Note that in the present analysis, we focused on the eye gaze transition behavior between two stimuli of choice in the preference decision-making task by using only two ROIs, with each corresponding to a stimulus. Future work could extend the analysis to explore the eye movement pattern—that is, the ROIs (low-level states) and transition probabilities among the ROIs—on each stimulus, to capture individual differences in information extraction as well as in gaze transitions in decision-making behavior. Previous studies showed that participants had preferred fixated features or fixation locations during subjective decision-making. For instance, it was found that attractive and unattractive features received more attention than those with intermediate attractiveness (Sutterlin, Brunner, & Opwis, 2008); brands that were located at the center of a shelf in shops were more likely to be chosen (Chandon, Hutchinson, Bradlow, & Young, 2009). Individuals may differ in how they obtain information from the stimuli of choice during decision making (or in a cognitive task in general). In our EMHMM toolbox (Chuk et al., 2014), we capture this individual difference by inferring personalized ROIs on each stimulus using a Gaussian mixture model approach, and the optimal number of ROIs for each participant is estimated through the Bayesian method. This is included as an option in the EMSHMM toolbox presented here.

Note also that here we used a simple decision making task with only two assumed cognitive states to illustrate the EMSHMM method. In this case, if we use a larger number of high-level states, the EMSHMM method will be able to discover more fine-grained cognitive states in between the exploration and preference-biased periods in terms of similarity.
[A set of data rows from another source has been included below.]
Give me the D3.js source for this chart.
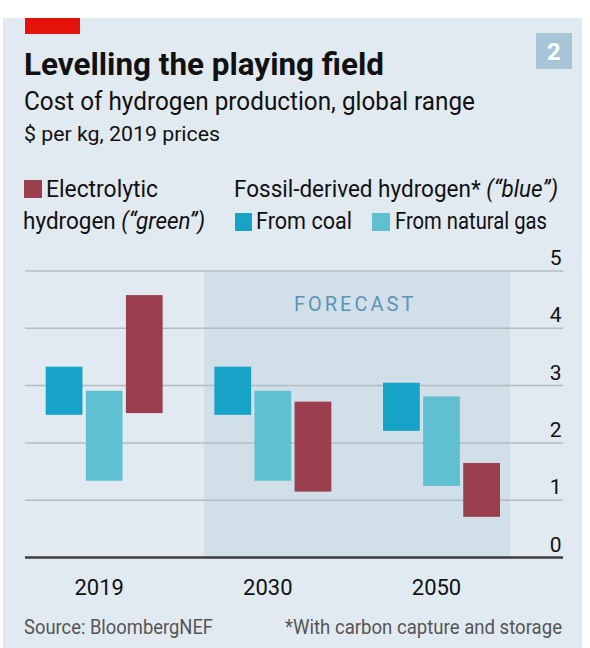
<!DOCTYPE html>
<html>
<head>
<meta charset="utf-8">
<script src="https://cdn.jsdelivr.net/npm/d3@7"></script>
<style>
  html, body { margin: 0; padding: 0; background: #fff; }
  svg { display: block; }
  text { font-family: Roboto, "Open Sans", sans-serif; fill: #111; }
</style>
</head>
<body>
<div id="chart"></div>
<script>
// cost ranges, $ per kg
const years = ["2019", "2030", "2050"];
const seriesKeys = ["coal", "gas", "green"];
const coalLow = [2.49, 2.49, 2.21];
const coalHigh = [3.33, 3.33, 3.05];
const gasLow = [1.34, 1.34, 1.25];
const gasHigh = [2.91, 2.91, 2.81];
const greenLow = [2.52, 1.15, 0.71];
const greenHigh = [4.58, 2.72, 1.65];
const yTicks = [0, 1, 2, 3, 4, 5];

const colors = { coal: "#17a2c7", gas: "#5fc0d1", green: "#9b3f4f" };

const width = 590, height = 648;

const svg = d3.select("#chart").append("svg")
    .attr("width", width)
    .attr("height", height);

// panel
svg.append("rect")
    .attr("x", 3).attr("y", 18)
    .attr("width", 579).attr("height", height - 18)
    .attr("fill", "#e2eaf1");

svg.append("rect")
    .attr("x", 25).attr("y", 18)
    .attr("width", 55).attr("height", 16)
    .attr("fill", "#e3120b");

// chart number box
svg.append("rect")
    .attr("x", 536).attr("y", 33)
    .attr("width", 36).attr("height", 36)
    .attr("fill", "#a8c5d8");
svg.append("text")
    .attr("x", 554).attr("y", 60)
    .attr("text-anchor", "middle")
    .style("font-size", "24px")
    .style("font-weight", "bold")
    .style("fill", "#fff")
    .text("2");

// titles
svg.append("text")
    .attr("x", 24).attr("y", 75)
    .attr("textLength", 360).attr("lengthAdjust", "spacingAndGlyphs")
    .style("font-size", "31px").style("font-weight", "bold")
    .text("Levelling the playing field");
svg.append("text")
    .attr("x", 24).attr("y", 110)
    .attr("textLength", 451).attr("lengthAdjust", "spacingAndGlyphs")
    .style("font-size", "25px")
    .text("Cost of hydrogen production, global range");
svg.append("text")
    .attr("x", 24).attr("y", 141)
    .attr("textLength", 196).attr("lengthAdjust", "spacingAndGlyphs")
    .style("font-size", "21px")
    .text("$ per kg, 2019 prices");

// legend
const legend = svg.append("g");
legend.append("rect").attr("x", 24).attr("y", 180).attr("width", 18).attr("height", 18).attr("fill", colors.green);
legend.append("text").attr("x", 46).attr("y", 197)
    .attr("textLength", 112).attr("lengthAdjust", "spacingAndGlyphs")
    .style("font-size", "23px").text("Electrolytic");
const l2 = legend.append("text").attr("x", 23).attr("y", 229)
    .attr("textLength", 182).attr("lengthAdjust", "spacingAndGlyphs")
    .style("font-size", "23px");
l2.append("tspan").text("hydrogen ");
l2.append("tspan").style("font-style", "italic").text("(\u201cgreen\u201d)");

const l3 = legend.append("text").attr("x", 234).attr("y", 197)
    .attr("textLength", 324).attr("lengthAdjust", "spacingAndGlyphs")
    .style("font-size", "23px");
l3.append("tspan").text("Fossil-derived hydrogen* ");
l3.append("tspan").style("font-style", "italic").text("(\u201cblue\u201d)");

legend.append("rect").attr("x", 235).attr("y", 213).attr("width", 17).attr("height", 18).attr("fill", colors.coal);
legend.append("text").attr("x", 256).attr("y", 229)
    .attr("textLength", 96).attr("lengthAdjust", "spacingAndGlyphs")
    .style("font-size", "23px").text("From coal");
legend.append("rect").attr("x", 372).attr("y", 213).attr("width", 18).attr("height", 18).attr("fill", colors.gas);
legend.append("text").attr("x", 395).attr("y", 229)
    .attr("textLength", 152).attr("lengthAdjust", "spacingAndGlyphs")
    .style("font-size", "23px").text("From natural gas");

// scales
const plotLeft = 25, plotRight = 563;
const x = d3.scaleBand().domain(years).range([45.7, 500]).paddingInner(0.3065).paddingOuter(0);
const xs = d3.scaleBand().domain(seriesKeys).range([0, x.bandwidth()]).paddingInner(0.083);
const y = d3.scaleLinear().domain([0, 5]).range([557.5, 271]);

// forecast shading
const fx0 = x("2030") - 10, fx1 = x("2050") + x.bandwidth() + 10;
svg.append("rect")
    .attr("x", fx0).attr("y", y(5))
    .attr("width", fx1 - fx0).attr("height", y(0) - y(5))
    .attr("fill", "#d1dfe9");

// gridlines
svg.append("g").selectAll("line")
    .data(yTicks.filter(d => d > 0))
    .join("line")
    .attr("x1", plotLeft).attr("x2", plotRight)
    .attr("y1", d => y(d)).attr("y2", d => y(d))
    .attr("stroke", "#b3bdc4").attr("stroke-width", 1.5);

svg.append("text")
    .attr("x", (fx0 + fx1) / 2 - 2).attr("y", 311)
    .attr("text-anchor", "middle")
    .style("font-size", "20px").style("letter-spacing", "3px")
    .style("fill", "#5b95b4")
    .text("FORECAST");

// y labels
svg.append("g").selectAll("text")
    .data(yTicks)
    .join("text")
    .attr("x", 561.5).attr("y", d => y(d) - 6)
    .attr("text-anchor", "end")
    .style("font-size", "21px")
    .text(d => d);

// bars
const rows = [];
years.forEach((yr, i) => {
    rows.push({ year: yr, key: "coal", lo: coalLow[i], hi: coalHigh[i] });
    rows.push({ year: yr, key: "gas", lo: gasLow[i], hi: gasHigh[i] });
    rows.push({ year: yr, key: "green", lo: greenLow[i], hi: greenHigh[i] });
});
svg.append("g").selectAll("rect")
    .data(rows)
    .join("rect")
    .attr("x", d => x(d.year) + xs(d.key))
    .attr("width", xs.bandwidth())
    .attr("y", d => y(d.hi))
    .attr("height", d => y(d.lo) - y(d.hi))
    .attr("fill", d => colors[d.key]);

// zero line
svg.append("line")
    .attr("x1", plotLeft).attr("x2", plotRight)
    .attr("y1", y(0)).attr("y2", y(0))
    .attr("stroke", "#3d3d3d").attr("stroke-width", 2.5);

// x labels
svg.append("g").selectAll("text")
    .data(years)
    .join("text")
    .attr("x", d => x(d) + x.bandwidth() / 2 - 5)
    .attr("y", 595)
    .attr("text-anchor", "middle")
    .style("font-size", "22px")
    .text(d => d);

// footer
svg.append("text")
    .attr("x", 24).attr("y", 634)
    .attr("textLength", 189).attr("lengthAdjust", "spacingAndGlyphs")
    .style("font-size", "20px").style("fill", "#555")
    .text("Source: BloombergNEF");
svg.append("text")
    .attr("x", 285).attr("y", 634)
    .attr("textLength", 277).attr("lengthAdjust", "spacingAndGlyphs")
    .style("font-size", "20px").style("fill", "#555")
    .text("*With carbon capture and storage");
</script>
</body>
</html>
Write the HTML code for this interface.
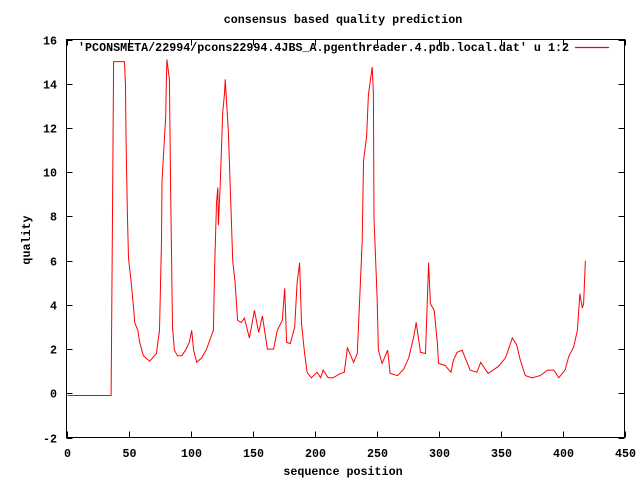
<!DOCTYPE html>
<html><head><meta charset="utf-8"><style>
body{margin:0;background:#fff}
svg{display:block}
text{font-family:"Liberation Mono",monospace;font-size:11.7px;font-weight:bold;fill:#000}
</style></head><body>
<svg id="chart" width="640" height="480" viewBox="0 0 640 480" xmlns="http://www.w3.org/2000/svg">
<rect x="0" y="0" width="640" height="480" fill="#fff"/>
<g id="axes"></g>
<rect x="66.5" y="39.5" width="558" height="398" fill="none" stroke="#000" stroke-width="1"/>
<text x="343" y="23" text-anchor="middle">consensus based quality prediction</text>
<text x="343" y="475" text-anchor="middle">sequence position</text>
<text x="30" y="240" text-anchor="middle" transform="rotate(-90 30 240)">quality</text>
<text x="569" y="51" text-anchor="end">'PCONSMETA/22994/pcons22994.4JBS_A.pgenthreader.4.pdb.local.dat' u 1:2</text>
<line x1="575" y1="47.5" x2="609" y2="47.5" style="stroke:#ff0000;stroke-width:1.2"/>
<polyline id="series" style="fill:none;stroke:#ff0000;stroke-width:1"/>
</svg>
<script>
const xTicks=[0,50,100,150,200,250,300,350,400,450];
const yTicks=[-2,0,2,4,6,8,10,12,14,16];
const positions=[1,36,37,38,46.8,47.6,48,49,50,52,54,55,57.5,59,62,67,72.5,75,76.6,77,80,80.6,81,83,84,85,85.5,87,89.5,93,96,99,101,102.5,105,109,113,118.5,119.5,121,122,122.5,124,126,127.5,128,130.5,133,134,136,138,141,143.5,147.5,151.5,155,158,162,167,170,174,176,177.5,180.5,184,186,188,189.5,192,194,197.5,202,205,207,211,215,221,224,226.5,231.5,234.5,237,238.5,239.5,242,243.5,246.5,247.5,248,250.5,251.5,254.5,259,261,267,272,276,280,282,285.5,289.5,292,293.5,296.5,299,300,305.5,310,312,315,319,325.5,331,334,340,348,354,359.5,363,366,370,375.5,382,388,393,397,402,405,409,412,414,416,417,418.5];
const quality=[-0.1,-0.1,7.5,15,15,13.9,11.6,8.3,6.1,5.1,3.9,3.2,2.85,2.3,1.7,1.45,1.8,2.85,6.9,9.6,12.5,14.2,15.1,14.2,9.0,5.0,3.0,1.95,1.7,1.7,1.95,2.3,2.85,1.95,1.4,1.6,2.0,2.85,5.8,8.6,9.3,7.6,9.5,12.7,13.6,14.2,11.9,7.8,6.0,5.0,3.3,3.2,3.4,2.5,3.75,2.75,3.5,2.0,2.0,2.85,3.3,4.75,2.3,2.25,3.0,5.0,5.9,3.15,1.8,0.95,0.7,0.95,0.7,1.05,0.7,0.7,0.9,0.95,2.05,1.4,1.8,5.0,6.9,10.5,11.6,13.5,14.75,13.6,7.9,4.35,1.95,1.35,1.95,0.9,0.8,1.1,1.6,2.55,3.2,1.85,1.8,5.9,4.05,3.75,2.3,1.35,1.25,0.95,1.5,1.85,1.95,1.05,0.95,1.4,0.9,1.2,1.6,2.5,2.2,1.5,0.8,0.7,0.8,1.05,1.05,0.7,1.05,1.65,2.1,2.85,4.5,3.85,4.05,6.0];
const X0=66.5,X1=624.5,Y0=437.5,Y1=39.5;
const sx=v=>X0+(v-0)/(450-0)*(X1-X0);
const sy=v=>Y0-(v-(-2))/(16-(-2))*(Y0-Y1);
const NS="http://www.w3.org/2000/svg";
const axes=document.getElementById('axes');
function mk(tag,attrs){const e=document.createElementNS(NS,tag);for(const k in attrs)e.setAttribute(k,attrs[k]);return e;}
xTicks.forEach(t=>{
  const x=Math.round(sx(t))+0.5;
  const l1=mk('line',{x1:x,y1:Y0,x2:x,y2:Y0-6,stroke:'#000'});
  
  
  axes.appendChild(l1);
  const l2=mk('line',{x1:x,y1:Y1,x2:x,y2:Y1+6,stroke:'#000'});
  
  
  axes.appendChild(l2);
  const tx=mk('text',{x:x,y:457,'text-anchor':'middle'});
  tx.textContent=t;
  
  
  axes.appendChild(tx);
});
yTicks.forEach(t=>{
  const y=Math.round(sy(t))+0.5;
  const l1=mk('line',{x1:X0,y1:y,x2:X0+6,y2:y,stroke:'#000'});
  
  
  axes.appendChild(l1);
  const l2=mk('line',{x1:X1,y1:y,x2:X1-6,y2:y,stroke:'#000'});
  
  
  axes.appendChild(l2);
  const tx=mk('text',{x:57,y:y+4,'text-anchor':'end'});
  tx.textContent=t;
  
  
  axes.appendChild(tx);
});
document.getElementById('series').setAttribute('points',positions.map((p,i)=>sx(p).toFixed(1)+','+sy(quality[i]).toFixed(1)).join(' '));
</script>
</body></html>
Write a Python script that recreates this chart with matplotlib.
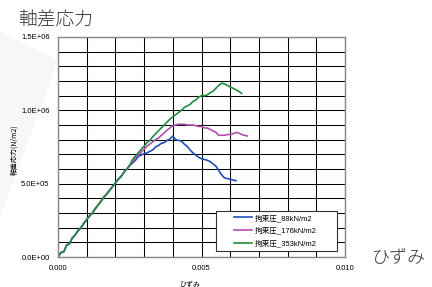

In contrast, in more complex cognitive tasks such as driving or cooking, with a large number of high-level states the method will be able to discover more discrete cognitive states essential to the task and their associated eye movement patterns.

In the present study, the SHMM represents differences in transition matrices within a trial (intratrial differences). In contrast, the mixed HMM by Altman (2007) adds random effects to the HMM. In particular, random effects are added to the emission density means and to the log-probabilities of the transition matrix and prior. This allows interparticipant or intertrial differences to be represented in a single model. Thus, future work may extend the SHMM to add random effects to model interparticipant differences in a single model.

In summary, here we proposed a novel HMM-based approach, EMSHMM, to analyze eye movement data in tasks that involve cognitive state changes. For each participant, we used an SHMM to capture between cognitive state transitions during the task, with eye movement patterns during each cognitive state being summarized using a regular HMM. Through applying EMSHMM to a face preference decision-making task, we identified two common eye movement patterns from the participants. One pattern entered the preference-biased cognitive state later and showed a stronger gaze cascade effect immediately before the decision response, and the preference decision could only be inferred later in a trial. In contrast, the other pattern revealed the preference decision much earlier in a trial and spent more time in the preference-biased cognitive state, but had a weaker gaze cascade effect in the end, leading to a lower decision response inference accuracy. These differences emerged naturally as the result of clustering based on eye movement data alone, and were not revealed by any existing methods in the literature. As compared with our previous EMHMM approach, the EMSHMM method better captured eye movement behavior in the task and thus inferred participants’ decision responses with higher accuracy. In addition, EMSHMM provides quantitative measures of similarities among individual eye movement patterns, and thus is particularly suitable for studies using eye movements to examine individual differences in cognitive processes, making a significant impact on the use of eyetracking to study cognitive behavior across disciplines.